### TASK GOAL
Produce an exact transcription of the listing below, omitting the pictures.

○ ○ ○ ○ ○ ○ ○

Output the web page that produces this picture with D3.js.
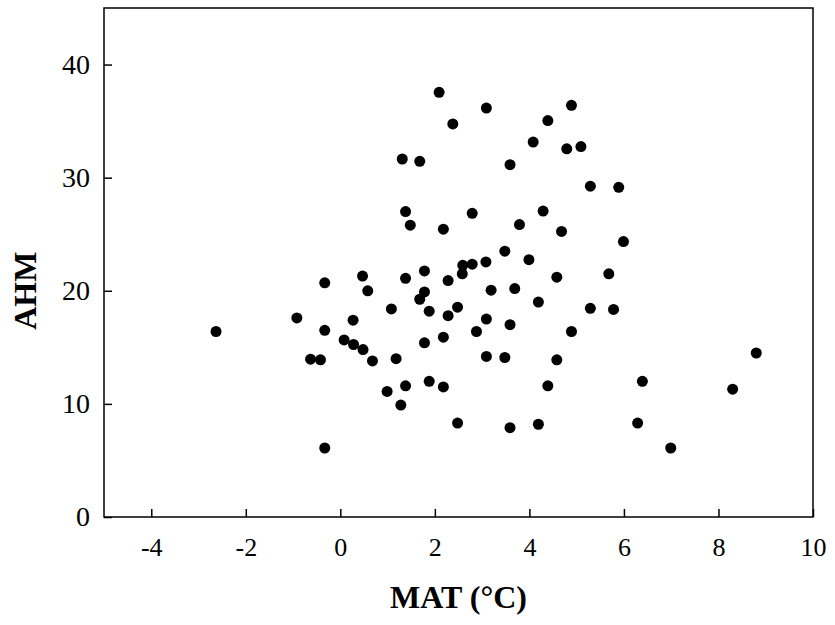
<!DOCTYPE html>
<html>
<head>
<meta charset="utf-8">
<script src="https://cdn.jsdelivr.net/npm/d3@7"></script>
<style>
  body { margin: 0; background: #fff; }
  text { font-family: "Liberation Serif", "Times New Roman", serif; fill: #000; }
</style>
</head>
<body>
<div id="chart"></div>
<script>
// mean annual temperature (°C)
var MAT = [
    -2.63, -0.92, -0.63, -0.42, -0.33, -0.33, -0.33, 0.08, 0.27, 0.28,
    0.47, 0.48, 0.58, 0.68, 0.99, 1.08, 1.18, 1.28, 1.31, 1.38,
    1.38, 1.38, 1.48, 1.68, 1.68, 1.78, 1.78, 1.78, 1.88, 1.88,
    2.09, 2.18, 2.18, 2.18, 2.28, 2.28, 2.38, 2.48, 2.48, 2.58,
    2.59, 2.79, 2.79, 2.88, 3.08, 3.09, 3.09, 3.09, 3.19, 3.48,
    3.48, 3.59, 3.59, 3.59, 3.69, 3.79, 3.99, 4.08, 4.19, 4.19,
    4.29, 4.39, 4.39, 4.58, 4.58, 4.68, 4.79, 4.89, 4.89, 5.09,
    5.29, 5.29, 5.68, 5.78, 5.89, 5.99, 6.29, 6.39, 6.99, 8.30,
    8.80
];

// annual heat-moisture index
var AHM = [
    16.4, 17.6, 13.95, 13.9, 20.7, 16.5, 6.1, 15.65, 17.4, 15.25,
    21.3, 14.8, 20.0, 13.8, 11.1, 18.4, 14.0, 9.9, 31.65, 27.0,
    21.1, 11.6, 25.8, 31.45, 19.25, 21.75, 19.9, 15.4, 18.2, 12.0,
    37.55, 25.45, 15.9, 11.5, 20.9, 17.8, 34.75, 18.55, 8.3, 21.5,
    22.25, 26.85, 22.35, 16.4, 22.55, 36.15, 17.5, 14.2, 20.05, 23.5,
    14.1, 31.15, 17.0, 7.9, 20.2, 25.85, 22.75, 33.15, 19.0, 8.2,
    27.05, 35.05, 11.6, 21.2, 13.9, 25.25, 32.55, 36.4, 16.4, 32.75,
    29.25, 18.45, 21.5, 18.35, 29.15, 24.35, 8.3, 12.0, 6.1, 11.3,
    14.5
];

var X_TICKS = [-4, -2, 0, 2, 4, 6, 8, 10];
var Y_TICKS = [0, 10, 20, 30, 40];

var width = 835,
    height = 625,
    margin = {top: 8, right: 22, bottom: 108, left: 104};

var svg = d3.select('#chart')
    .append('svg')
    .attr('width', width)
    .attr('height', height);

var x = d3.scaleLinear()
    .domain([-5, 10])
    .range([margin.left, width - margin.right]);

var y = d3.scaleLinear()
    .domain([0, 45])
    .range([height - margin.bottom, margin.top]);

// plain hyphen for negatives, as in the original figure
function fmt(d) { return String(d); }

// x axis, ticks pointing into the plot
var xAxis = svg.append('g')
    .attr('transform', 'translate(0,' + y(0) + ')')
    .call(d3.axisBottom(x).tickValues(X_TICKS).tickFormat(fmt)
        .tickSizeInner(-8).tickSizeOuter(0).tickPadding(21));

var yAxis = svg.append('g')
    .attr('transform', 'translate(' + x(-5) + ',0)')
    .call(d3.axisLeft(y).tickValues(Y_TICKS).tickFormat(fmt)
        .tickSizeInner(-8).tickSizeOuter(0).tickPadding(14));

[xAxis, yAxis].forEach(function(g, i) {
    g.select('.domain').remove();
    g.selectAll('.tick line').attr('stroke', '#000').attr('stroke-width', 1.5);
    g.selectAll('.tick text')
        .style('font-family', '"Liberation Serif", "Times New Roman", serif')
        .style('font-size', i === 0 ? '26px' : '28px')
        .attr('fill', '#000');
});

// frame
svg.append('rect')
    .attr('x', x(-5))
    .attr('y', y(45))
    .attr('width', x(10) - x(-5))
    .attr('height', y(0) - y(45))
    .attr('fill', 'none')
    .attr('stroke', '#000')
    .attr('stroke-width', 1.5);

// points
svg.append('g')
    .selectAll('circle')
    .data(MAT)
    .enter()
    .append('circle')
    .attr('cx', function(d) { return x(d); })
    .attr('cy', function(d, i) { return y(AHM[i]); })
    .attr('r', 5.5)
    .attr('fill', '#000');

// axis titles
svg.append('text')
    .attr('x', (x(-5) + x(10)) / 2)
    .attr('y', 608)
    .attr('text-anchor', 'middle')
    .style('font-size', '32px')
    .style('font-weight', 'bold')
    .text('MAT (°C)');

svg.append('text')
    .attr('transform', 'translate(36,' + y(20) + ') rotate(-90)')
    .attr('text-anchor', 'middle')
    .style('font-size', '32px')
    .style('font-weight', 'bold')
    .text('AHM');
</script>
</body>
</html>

○ ○ ○ ○ ○ ○ ○

### THE REPLY
Output the web page that produces this picture with D3.js.
<!DOCTYPE html>
<html>
<head>
<meta charset="utf-8">
<script src="https://cdn.jsdelivr.net/npm/d3@7"></script>
<style>
  body { margin: 0; background: #fff; }
  text { font-family: "Liberation Serif", "Times New Roman", serif; fill: #000; }
</style>
</head>
<body>
<div id="chart"></div>
<script>
// mean annual temperature (°C)
var MAT = [
    -2.63, -0.92, -0.63, -0.42, -0.33, -0.33, -0.33, 0.08, 0.27, 0.28,
    0.47, 0.48, 0.58, 0.68, 0.99, 1.08, 1.18, 1.28, 1.31, 1.38,
    1.38, 1.38, 1.48, 1.68, 1.68, 1.78, 1.78, 1.78, 1.88, 1.88,
    2.09, 2.18, 2.18, 2.18, 2.28, 2.28, 2.38, 2.48, 2.48, 2.58,
    2.59, 2.79, 2.79, 2.88, 3.08, 3.09, 3.09, 3.09, 3.19, 3.48,
    3.48, 3.59, 3.59, 3.59, 3.69, 3.79, 3.99, 4.08, 4.19, 4.19,
    4.29, 4.39, 4.39, 4.58, 4.58, 4.68, 4.79, 4.89, 4.89, 5.09,
    5.29, 5.29, 5.68, 5.78, 5.89, 5.99, 6.29, 6.39, 6.99, 8.30,
    8.80
];

// annual heat-moisture index
var AHM = [
    16.4, 17.6, 13.95, 13.9, 20.7, 16.5, 6.1, 15.65, 17.4, 15.25,
    21.3, 14.8, 20.0, 13.8, 11.1, 18.4, 14.0, 9.9, 31.65, 27.0,
    21.1, 11.6, 25.8, 31.45, 19.25, 21.75, 19.9, 15.4, 18.2, 12.0,
    37.55, 25.45, 15.9, 11.5, 20.9, 17.8, 34.75, 18.55, 8.3, 21.5,
    22.25, 26.85, 22.35, 16.4, 22.55, 36.15, 17.5, 14.2, 20.05, 23.5,
    14.1, 31.15, 17.0, 7.9, 20.2, 25.85, 22.75, 33.15, 19.0, 8.2,
    27.05, 35.05, 11.6, 21.2, 13.9, 25.25, 32.55, 36.4, 16.4, 32.75,
    29.25, 18.45, 21.5, 18.35, 29.15, 24.35, 8.3, 12.0, 6.1, 11.3,
    14.5
];

var X_TICKS = [-4, -2, 0, 2, 4, 6, 8, 10];
var Y_TICKS = [0, 10, 20, 30, 40];

var width = 835,
    height = 625,
    margin = {top: 8, right: 22, bottom: 108, left: 104};

var svg = d3.select('#chart')
    .append('svg')
    .attr('width', width)
    .attr('height', height);

var x = d3.scaleLinear()
    .domain([-5, 10])
    .range([margin.left, width - margin.right]);

var y = d3.scaleLinear()
    .domain([0, 45])
    .range([height - margin.bottom, margin.top]);

// plain hyphen for negatives, as in the original figure
function fmt(d) { return String(d); }

// x axis, ticks pointing into the plot
var xAxis = svg.append('g')
    .attr('transform', 'translate(0,' + y(0) + ')')
    .call(d3.axisBottom(x).tickValues(X_TICKS).tickFormat(fmt)
        .tickSizeInner(-8).tickSizeOuter(0).tickPadding(21));

var yAxis = svg.append('g')
    .attr('transform', 'translate(' + x(-5) + ',0)')
    .call(d3.axisLeft(y).tickValues(Y_TICKS).tickFormat(fmt)
        .tickSizeInner(-8).tickSizeOuter(0).tickPadding(14));

[xAxis, yAxis].forEach(function(g, i) {
    g.select('.domain').remove();
    g.selectAll('.tick line').attr('stroke', '#000').attr('stroke-width', 1.5);
    g.selectAll('.tick text')
        .style('font-family', '"Liberation Serif", "Times New Roman", serif')
        .style('font-size', i === 0 ? '26px' : '28px')
        .attr('fill', '#000');
});

// frame
svg.append('rect')
    .attr('x', x(-5))
    .attr('y', y(45))
    .attr('width', x(10) - x(-5))
    .attr('height', y(0) - y(45))
    .attr('fill', 'none')
    .attr('stroke', '#000')
    .attr('stroke-width', 1.5);

// points
svg.append('g')
    .selectAll('circle')
    .data(MAT)
    .enter()
    .append('circle')
    .attr('cx', function(d) { return x(d); })
    .attr('cy', function(d, i) { return y(AHM[i]); })
    .attr('r', 5.5)
    .attr('fill', '#000');

// axis titles
svg.append('text')
    .attr('x', (x(-5) + x(10)) / 2)
    .attr('y', 608)
    .attr('text-anchor', 'middle')
    .style('font-size', '32px')
    .style('font-weight', 'bold')
    .text('MAT (°C)');

svg.append('text')
    .attr('transform', 'translate(36,' + y(20) + ') rotate(-90)')
    .attr('text-anchor', 'middle')
    .style('font-size', '32px')
    .style('font-weight', 'bold')
    .text('AHM');
</script>
</body>
</html>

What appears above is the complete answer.